Mona-Jeanette Berntsen is a hip-hop dancer from Oslo, Norway. She is a member of the dance group Cre-8. In Dansefeber season 2, her first partner were Endre Jansen, and the first week, they got afro, and were safe. The second week, they got lyrical jazz, and were also safe. But the third week, they got locking, and ended up in the bottom three. Then Berntsen performed a hip-hop solo, and both were safe. The fourth week, they got jive, and were safe. The fifth week, Berntsen got a new partner, Ole Petter Knarvik, and they got new style hip-hop. Then they were both safe. But, when they performed the routine, Berntsen hurt her knee, and couldn't perform the next weeks. Then Michelle Purvis, which was the most recent female eliminated dancer, came in instead of Berntsen. Berntsen was able to compete in So You Think You Can Dance (Scandinavia) the next year, which she won. Berntsen also attended the Dansefeber tour 2007.

=== Ellen Dybvik ===
Ellen Dybvik is a ballerina. Her first partner were Bjørn Holthe, and the first week, they got hip-hop, and were safe. The second week they got contemporary jazz, and were also safe. The third week they got jazz, and were also safe. But the fourth week, they got hip-hop salsa, and got in the bottom three. Then Dybvik performed a jazzballet solo, and both were safe. The fifth week, Dybvik got a new partner, Philip Olsen, and they got musical, and both ended up in the bottom six. Then, Dybvik performed a jazzballet solo, and both were safe. The sixth week, Dybvik got Vegard Kristiansen as partner, and the styles disco and contemporary jazz, and Kristiansen were safe, but Dybvik ended up in the bottom four. Then, Dybvik performed a jazzballet solo, and were safe. The seventh week, Dybvik got Philip Olsen again as partner, and the styles hip-hop dancehall and musical, and both ended up in the bottom four. Then, Dybvik performed a funkjazzballet solo, and Olsen got through, but Dybvik got eliminated.

=== Sara Einbu ===
Sara Kristine Einbu is a hip-hop dancer from Bergen, Norway. She is a member of the dance group Schang. In the competition, her partner were Navid Rezvani, and the first week, they got afro, and were safe. The second week, they got cha-cha and were also safe. But the third week, they got jazz, and ended up in the bottom three. Then, Einbu performed a popping solo, and Rezvani were safe, but Einbu got eliminated.

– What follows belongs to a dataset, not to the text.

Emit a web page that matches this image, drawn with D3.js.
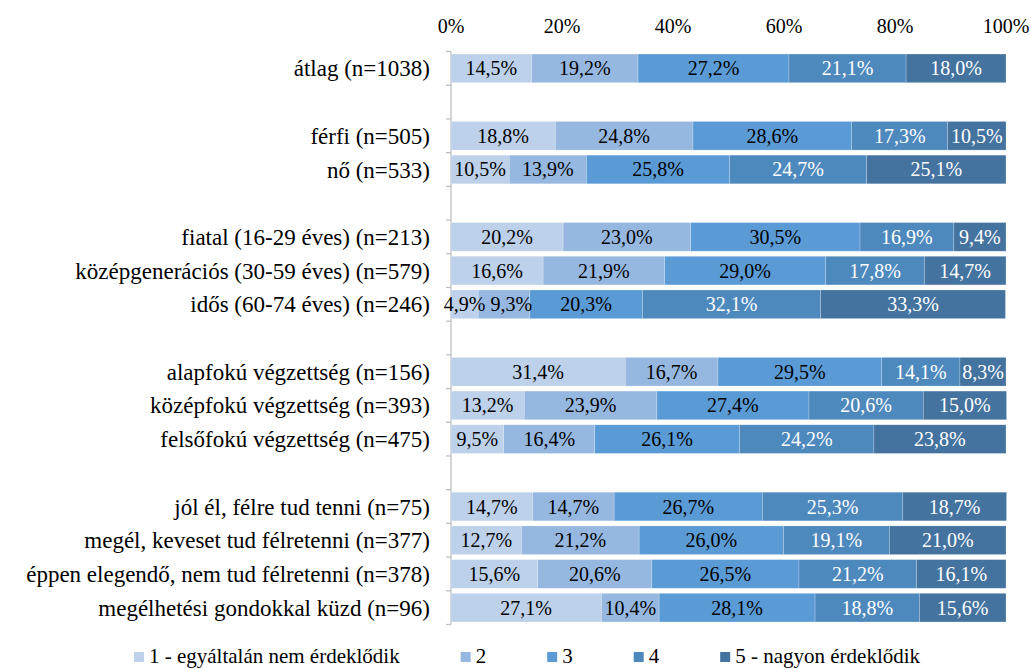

Einbu got high fever when the live-shows started, but she would not stop continuing in the competition.

=== Hugo Hagström ===
Hugo Hagström is a ballroom dancer from Sweden, living in Oslo, Norway. His partner were Anette Stokke, and the first week, they got salsa, and were crowned as one of the top 2 couples of the night, but ended up in the bottom three. Then, Hagström performed a funk solo, and both were safe. The second week, they got disco, and also got in the bottom three. Then, Hagström performed a funk solo, and Stokke were safe, but Hagström got eliminated. Later, Hagström attended the Dansefeber tour 2007.